85 entry daha
  • ankara balgat'taki mado'da rastlamadığım durum. iki ay kadar önce oturabileceğimiz başka bir yer olmadığı için bir arkadaşım ve köpeğimle birlikte orada oturduk. bahçede sessiz sakin bir yere geçtik, köpeğimi masaya bağladım, efendi efendi çayımızı içtik, kalktık.

    'benim yemek yediğim yerde köpeğin ne işi var' diyen arkadaşlar herhalde ortamda köpek olunca yemeğin önce köpeğe bulanıp oradan tabağa alındığını düşünüyor. seçkin birkaç işletme dışında hiçbir yerde köpekle içeride oturmuyoruz zaten. dışarıda oturup yemek yiyorsunuz, bağlı ve yerde oturan köpeğin nasıl bir hijyenik soruna neden olmasını bekliyorsunuz? 'korkan oluyor' savı ayrıca düşüncesizce. hangi aklı başında köpek sahibi köpeğini ilk kez gördüğü insanların üzerine salıyor? korkanların olması ne ölçüde doğalsa, yaşamını köpekle kediyle geçiren insanın olması da o ölçüde doğal. biri müşteri, öteki ne? 'köpek müşteriye saldırır' diyen de var. köpek veya sahibi ruh hastası değilse, müşteri de köpeğe sataşmazsa hiçbir evcil hayvan kimseye durduk oturduk yerde saldırmaz kardeşim. 'evcilleştirme' dediğimiz şey zaten budur.

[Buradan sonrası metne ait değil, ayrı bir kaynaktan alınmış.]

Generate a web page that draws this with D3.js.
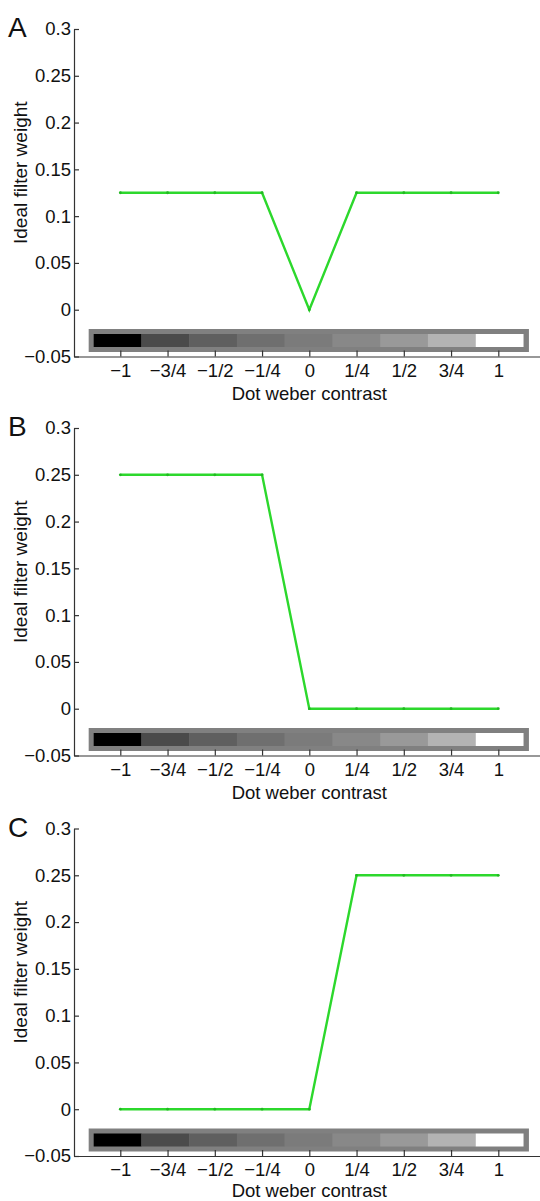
<!DOCTYPE html>
<html lang="en">
<meta charset="utf-8">
<script src="https://d3js.org/d3.v7.js"></script>
<style>
  body { margin: 0; background: #fff; }
  text { font-family: "Liberation Sans", Arial, sans-serif; fill: #111; }
</style>
<div id="my_dataviz"></div>
<script>

// contrast levels (x positions) and their tick labels
const contrasts = [-1, -0.75, -0.5, -0.25, 0, 0.25, 0.5, 0.75, 1];
const contrastLabels = ["\u22121", "\u22123/4", "\u22121/2", "\u22121/4", "0", "1/4", "1/2", "3/4", "1"];

// grey level of the dot for each contrast (colour bar)
const dotGreys = ["#000000", "#4b4b4b", "#5f5f5f", "#6f6f6f", "#7b7b7b", "#888888", "#999999", "#b3b3b3", "#ffffff"];

// ideal filter weights per panel
const weightsA = [0.125, 0.125, 0.125, 0.125, 0, 0.125, 0.125, 0.125, 0.125];
const weightsB = [0.25, 0.25, 0.25, 0.25, 0, 0, 0, 0, 0];
const weightsC = [0, 0, 0, 0, 0, 0.25, 0.25, 0.25, 0.25];

const panelNames = ["A", "B", "C"];

const yTicks = [-0.05, 0, 0.05, 0.1, 0.15, 0.2, 0.25, 0.3];
const yTickLabels = ["\u22120.05", "0", "0.05", "0.1", "0.15", "0.2", "0.25", "0.3"];

const width = 540, height = 1201;
const panelTops = [29, 428, 828.5];
const plotH = 327.5;
const fontSize = "18.5px";

const svg = d3.select("#my_dataviz")
  .append("svg")
    .attr("width", width)
    .attr("height", height);

// x scale shared by all panels; axis runs off the right edge like the original
const x = d3.scaleLinear()
  .domain([-1.245, 1.3])
  .range([74, 74 + 2.545 * 189]);
const step = x(0.25) - x(0);

function drawPanel(top, letter, weights) {
  const g = svg.append("g").attr("transform", `translate(0,${top})`);

  const y = d3.scaleLinear()
    .domain([-0.05, 0.3])
    .range([plotH, 0]);

  // colour bar of dot contrasts
  g.append("rect")
    .attr("x", x(-1) - step / 2 - 8)
    .attr("y", plotH - 27.5)
    .attr("width", x(1) - x(-1) + step + 15)
    .attr("height", 23)
    .attr("fill", "#808080");

  g.selectAll("rect.cell")
    .data(contrasts)
    .enter()
    .append("rect")
      .attr("class", "cell")
      .attr("x", (d, i) => x(d) - step / 2 - 3 + i * 0.5)
      .attr("y", plotH - 22.5)
      .attr("width", step + 0.6)
      .attr("height", 13)
      .attr("fill", (d, i) => dotGreys[i]);

  // x axis, ticks pointing inward
  const xAxis = g.append("g")
    .attr("transform", `translate(0,${plotH})`)
    .call(d3.axisBottom(x)
      .tickValues(contrasts)
      .tickFormat((d, i) => contrastLabels[i])
      .tickSizeInner(-6)
      .tickSizeOuter(0)
      .tickPadding(7));
  xAxis.selectAll("text").style("font-size", fontSize).attr("dy", "0.71em");

  // y axis
  const yAxis = g.append("g")
    .attr("transform", `translate(74,0)`)
    .call(d3.axisLeft(y)
      .tickValues(yTicks)
      .tickFormat((d, i) => yTickLabels[i])
      .tickSizeInner(-5)
      .tickSizeOuter(0)
      .tickPadding(3));
  yAxis.selectAll("text").style("font-size", fontSize);

  g.selectAll(".domain, .tick line").attr("stroke", "#333").attr("stroke-width", 1.2);
  g.selectAll(".tick text").style("fill", "#111");

  // the filter line
  const pts = contrasts.map((c, i) => ({c: c, w: weights[i]}));
  g.append("path")
    .datum(pts)
    .attr("d", d3.line()
      .x(d => x(d.c))
      .y(d => y(d.w)))
    .attr("stroke", "#2cd82c")
    .attr("stroke-width", 2.4)
    .attr("fill", "none");

  g.selectAll("circle")
    .data(pts)
    .enter()
    .append("circle")
      .attr("cx", d => x(d.c))
      .attr("cy", d => y(d.w))
      .attr("r", 1.4)
      .attr("fill", "#22b822");

  // labels
  g.append("text")
    .attr("x", 8)
    .attr("y", 8)
    .style("font-size", "28px")
    .text(letter);

  g.append("text")
    .attr("transform", `translate(27,${plotH / 2 - 20}) rotate(-90)`)
    .style("text-anchor", "middle")
    .style("font-size", "19px")
    .text("Ideal filter weight");

  // keep the last x label inside the picture
  const labelY = Math.min(plotH + 43, height - 4 - top);
  g.append("text")
    .attr("x", x(0))
    .attr("y", labelY)
    .style("text-anchor", "middle")
    .style("font-size", fontSize)
    .text("Dot weber contrast");
}

drawPanel(panelTops[0], panelNames[0], weightsA);
drawPanel(panelTops[1], panelNames[1], weightsB);
drawPanel(panelTops[2], panelNames[2], weightsC);

</script>
</html>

    türlü nedenlerden ötürü köpekten korkan, çekinen, rahatsız olan insanlar olabilir. bu kişileri kimse zorla köpeklerle içli dışlı etmiyor. ama köpek sevmiyor olmasının kendisine köpeklerin ve köpek sahiplerinin yaşamı üzerinde söz hakkı tanımasını isteyen kötü niyetli* bir topluluk da var. 'itinizle restorana da girmeyin artık' yazmış biri yukarıda. artık daha önce köpeklerin nerelere girdiğine tanıklık ettiyse, oldukça incinmiş bu konudan.*

    köpek ve kedi gibi evcil hayvanlar yaşamımızın tartışılmaz bir parçasıdır ve uygarlığımızın önemli bölümünü onlara borçluyuz. binlerce yıl önce yaşamlarımızı onlarla birleştirmeseydik bugün 'kafeye girsinler mi girmesinler mi' gibi küstahça tartışmalar yapıyor olamazdık. sonucunda onlar da bizim türümüzle birlikte yaşar duruma geldiler ve artık bir doğal ortamları yok. kafası biraz çalışan kişi, buna uygun davranır.